Porque “emprendedor” es una palabra que hoy designa preferentemente a aquellos que asumen alguna iniciativa de tipo comercial o empresarial, ya se trate del que se arma una empresita de algo, con sueños de progreso, o el que pone un negocito en el barrio con lo que le dieron como indemnización cuando lo echaron de su trabajo. Hay en la expresión una carga de neto optimismo, de esa clase de optimismo un poco forzado y un poco forzoso que imparten las doctrinas de la autoayuda, pretendiendo que, quien se lo proponga de veras y con ganas, ha de triunfar en la vida (no depende de nadie más que de ella o él).

La gesta mayúscula que llevó a cabo José de San Martín, hacedor del colosal ejército que consolidó la libertad de un país, el suyo, y la extendió gloriosamente hacia otros dos, Chile y Perú, jaqueando la dominación colonial de España y concretando entretanto la hazaña cuasi impar del cruce de la cordillera de los Andes con tropas y pertrechos y todo, parece verse marcadamente empobrecida, si es que no directamente denigrada, por una designación por lo demás tan magra: “emprendedor” (como si se dijera que le puso onda, que se puso las pilas, que tiró para adelante, que se atrevió a más).

Pero tal vez no tenemos que suponer (lo digo desde la esperanza) que se trató nada más que de un tropiezo semántico, producto de una visión del mundo limitada al espíritu de los mercaderes o al espíritu new age (o peor aun, al de los mercaderes new age). ¿Por qué no plantearnos, mejor, que pudo tratarse en verdad de una intervención netamente ideológica (en el más potente sentido del término) sobre la historia argentina y su orden de sentido? ¿Por qué no dirimir si, al usar esa palabra, “emprendedor”, y al asestársela a San Martín, no se estaba en verdad retomando los severos cuestionamientos que Juan Bautista Alberdi, en El crimen de la guerra, lanzara contra el criterio historiográfico impartido por Bartolomé Mitre?

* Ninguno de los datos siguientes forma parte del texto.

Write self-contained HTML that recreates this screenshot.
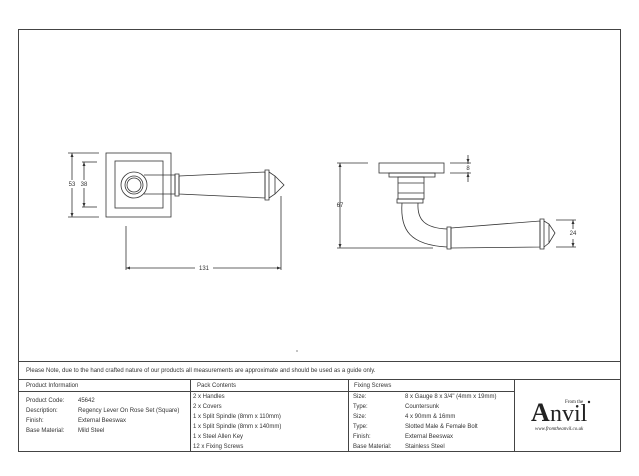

Alberdi se opuso con argumentos contundentes a la forma en que Bartolomé Mitre remitía a la dimensión militar, esto es a las glorias de los campos de batalla, la función determinante de consagrar una mitología de origen para la definición de la nacionalidad en curso, y de establecer un régimen de valores ejemplares para el diseño de un modelo de ciudadanía. Contra esta historia de soldados por vocación (como San Martín) o por necesidad (como Manuel Belgrano), Alberdi reclamaba una historia que erigiera en cambio sujetos heroicos de otra índole: inventores, científicos, industriales, en fin, por qué no: “emprendedores”.

¿No habrá estado apuntando a esto, en realidad, el Gobierno de la Ciudad de Buenos Aires? ¿No habrá decidido reabrir y retomar aquellas polémicas mitigadas pero cruciales del final del siglo XIX? ¿Volver sobre esa cuestión insoslayable: la de los modelos de identidad nacional, la de los modelos de sociedad posible, esgrimidos y proyectados, imperantes o relegados, validados o excluidos? ¿No está planteándonos, en cierta forma, si uno se fija, un debate fundamental sobre la relación entre capitalismo y violencia? San Martín, sí; y también Mitre y Alberdi y Sarmiento, claro; y luego Max Weber y Gramsci y Carl Schmitt, por qué no; y finalmente etcétera y etcétera y etcétera.

La historia y la teoría social se ven así convocadas para mejor pensar nuestro presente. ¡Y eso que, por un instante, a punto estuvimos de concluir que se trataba nada más que de una palabra empleada con absoluta torpeza! ¡A punto estuvimos de caer en la desazón frente a lo que parecía ser nada más que una banalidad irremontable!